REQUIREMENTS: Copy the records below word for word, from the first line through the line that contains "(0,0) rectangle (9.06,5.55);", and leave out any pictures.

MATERIAL FOR THIS EXERCISE:
◇ ◇ ◇ ◇

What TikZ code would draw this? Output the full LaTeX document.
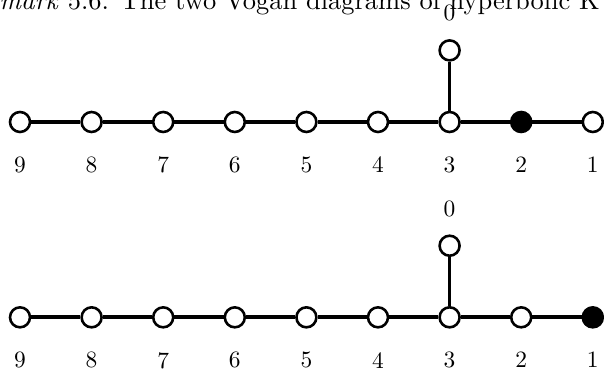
\documentclass[tikz,border=0pt]{standalone}
\usepackage{tikz}
\usetikzlibrary{positioning}

\begin{document}
\begin{tikzpicture}[
  v/.style={circle, draw, line width=1.1pt, fill=white, minimum size=3mm, inner sep=0pt},
  vb/.style={v, fill=black},
  e/.style={line width=1.6pt},
  label distance=2.3mm,
  top/.style={yshift=-0.9mm}
]
\useasboundingbox (0,0) rectangle (9.06,5.55);

% Clipped caption line from the page
\node[anchor=base west, inner sep=0pt, scale=1.13, transform shape] (title) at (-0.47,5.40)
  {\textit{Remark} 5.6. The two Vogan diagrams of hyperbolic K};

% First diagram: node 2 black
\node[v, label=below:9] (a9) at (0.300,3.72) {};
\node[v, label=below:8] (a8) at (1.374,3.72) {};
\node[v, label=below:7] (a7) at (2.448,3.72) {};
\node[v, label=below:6] (a6) at (3.522,3.72) {};
\node[v, label=below:5] (a5) at (4.596,3.72) {};
\node[v, label=below:4] (a4) at (5.670,3.72) {};
\node[v, label=below:3] (a3) at (6.744,3.72) {};
\node[vb, label=below:2] (a2) at (7.818,3.72) {};
\node[v, label=below:1] (a1) at (8.892,3.72) {};
\node[v, label={[top]above:0}] (a0) at (6.744,4.794) {};

\draw[e] (a9) -- (a8);
\draw[e] (a8) -- (a7);
\draw[e] (a7) -- (a6);
\draw[e] (a6) -- (a5);
\draw[e] (a5) -- (a4);
\draw[e] (a4) -- (a3);
\draw[e] (a3) -- (a2);
\draw[e] (a2) -- (a1);
\draw[e] (a3) -- (a0);

% Second diagram: node 1 black
\node[v, label=below:9] (b9) at (0.300,0.79) {};
\node[v, label=below:8] (b8) at (1.374,0.79) {};
\node[v, label=below:7] (b7) at (2.448,0.79) {};
\node[v, label=below:6] (b6) at (3.522,0.79) {};
\node[v, label=below:5] (b5) at (4.596,0.79) {};
\node[v, label=below:4] (b4) at (5.670,0.79) {};
\node[v, label=below:3] (b3) at (6.744,0.79) {};
\node[v, label=below:2] (b2) at (7.818,0.79) {};
\node[vb, label=below:1] (b1) at (8.892,0.79) {};
\node[v, label={[top]above:0}] (b0) at (6.744,1.864) {};

\draw[e] (b9) -- (b8);
\draw[e] (b8) -- (b7);
\draw[e] (b7) -- (b6);
\draw[e] (b6) -- (b5);
\draw[e] (b5) -- (b4);
\draw[e] (b4) -- (b3);
\draw[e] (b3) -- (b2);
\draw[e] (b2) -- (b1);
\draw[e] (b3) -- (b0);

\end{tikzpicture}
\end{document}
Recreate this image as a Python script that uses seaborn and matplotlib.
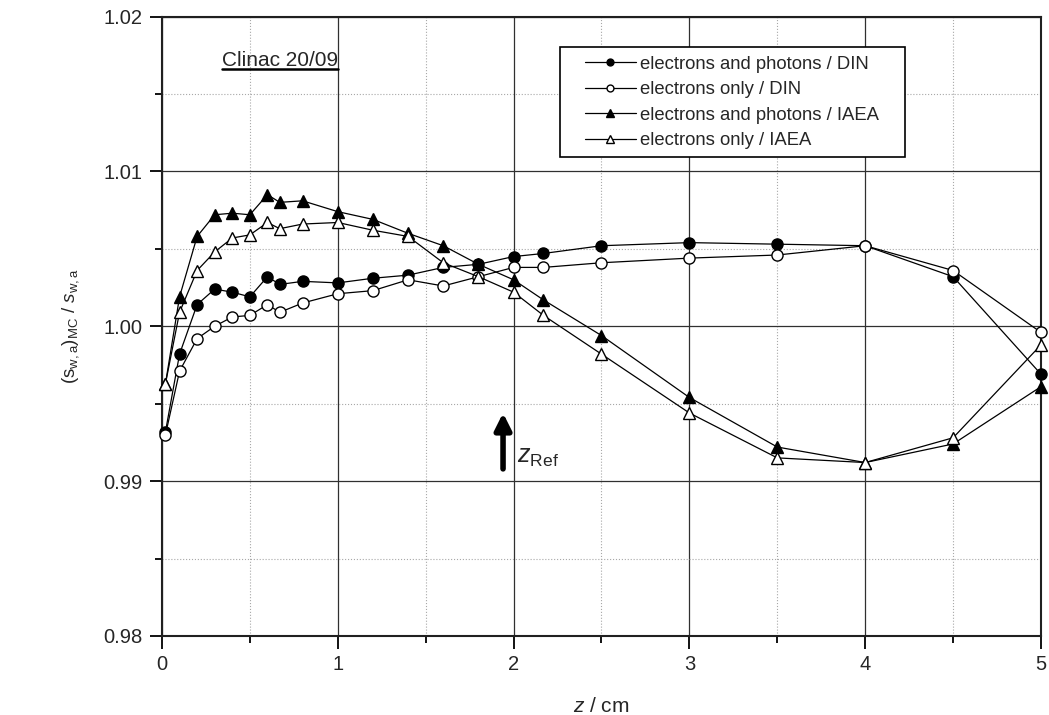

◇ ◇ ◇ ◇

FINISHED EXERCISE:
What TikZ code would draw this? Output the full LaTeX document.
\documentclass[tikz,border=0pt]{standalone}
\usepackage{tikz}
\usetikzlibrary{positioning}

\begin{document}
\begin{tikzpicture}[
  v/.style={circle, draw, line width=1.1pt, fill=white, minimum size=3mm, inner sep=0pt},
  vb/.style={v, fill=black},
  e/.style={line width=1.6pt},
  label distance=2.3mm,
  top/.style={yshift=-0.9mm}
]
\useasboundingbox (0,0) rectangle (9.06,5.55);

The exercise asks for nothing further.